Ms. Park’s image as an aloof leader has been bolstered by her reluctance to face the news media. Last year, she only held one news conference. This year, too, she has held only one so far — in January. She has also been accused of being imperious with senior officials and of not tolerating dissent.

Official photos often show ministers and presidential staff members reverentially taking notes while she speaks, which some critics liken to North Korean generals’ trailing their young leader, Kim Jong-un, with note pads.

“Her leadership smacks somewhat of a monarchy,” said Ahn Byong-jin, a political scientist at Kyung Hee Cyber University in Seoul. “You get to wonder whether she knows what ‘being presidential’ means.”

Ms. Park’s office declined to answer questions or to comment for this article.

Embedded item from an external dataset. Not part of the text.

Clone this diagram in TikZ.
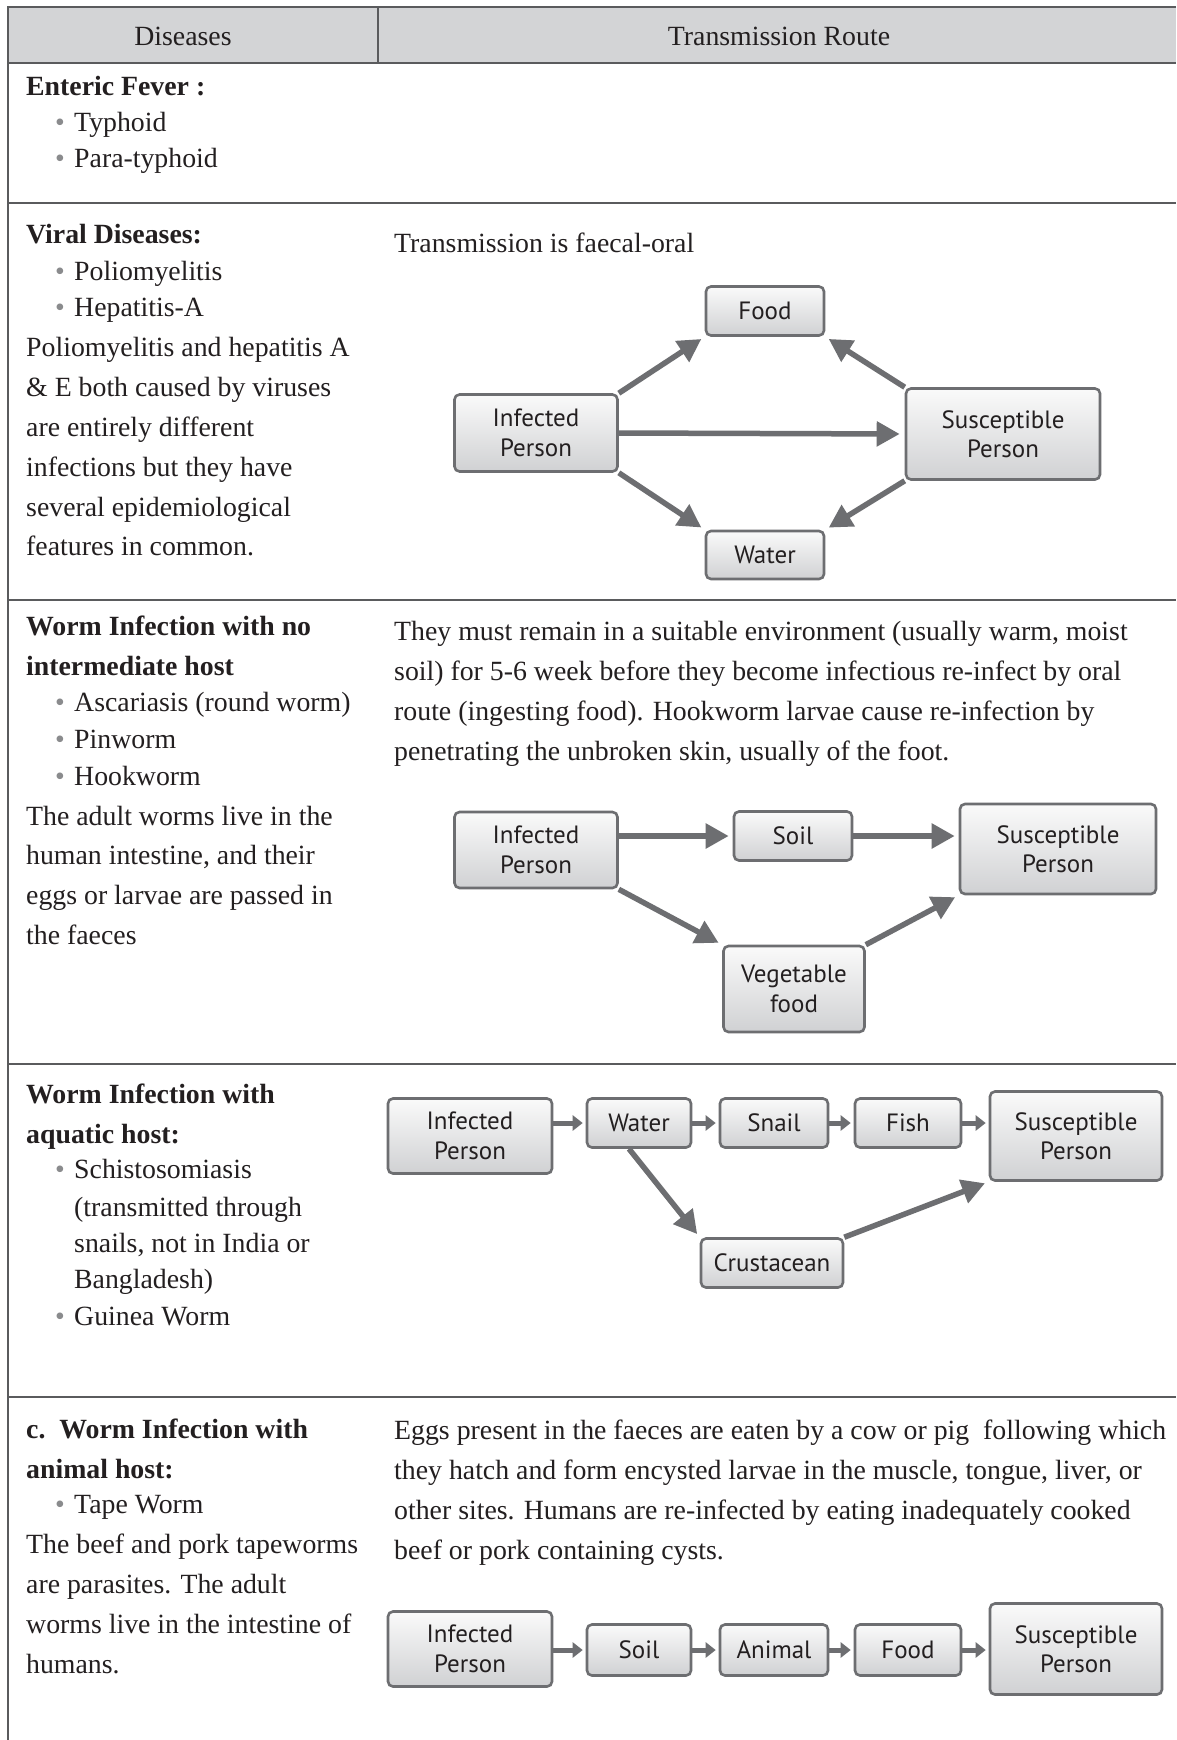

Her Saenuri Party remains more popular than the main opposition, which has been entangled in internal disputes. But Mr. Ahn said Ms. Park’s ability to push her domestic and international agenda could be seriously compromised because her “political capital would likely run thin” in the wake of the MERS crisis. The Saenuri Party may turn its back against the unpopular president before parliamentary elections next year, he said.

Some political analysts traced Ms. Park’s leadership style to her background. Her father ruled the country with an iron fist for 18 years, and Ms. Park served as first lady after her mother was assassinated in 1974.

After her father’s death, she secluded herself in her Seoul home for almost 18 years before she entered politics during the 1997-98 Asian financial crisis.

She quickly emerged as a darling of conservative South Koreans who hankered for the charismatic leadership associated with her father. Ms. Park, who never married, said she was “married to the nation.”

Behind that image, however, was a leader whose “mind-set remains stuck in her father’s days, steeped in a hierarchical and closed leadership,” Mr. Choi, of the Institute of Presidential Leadership, said. “What we once praised as her greatest strengths have turned out her biggest weaknesses.”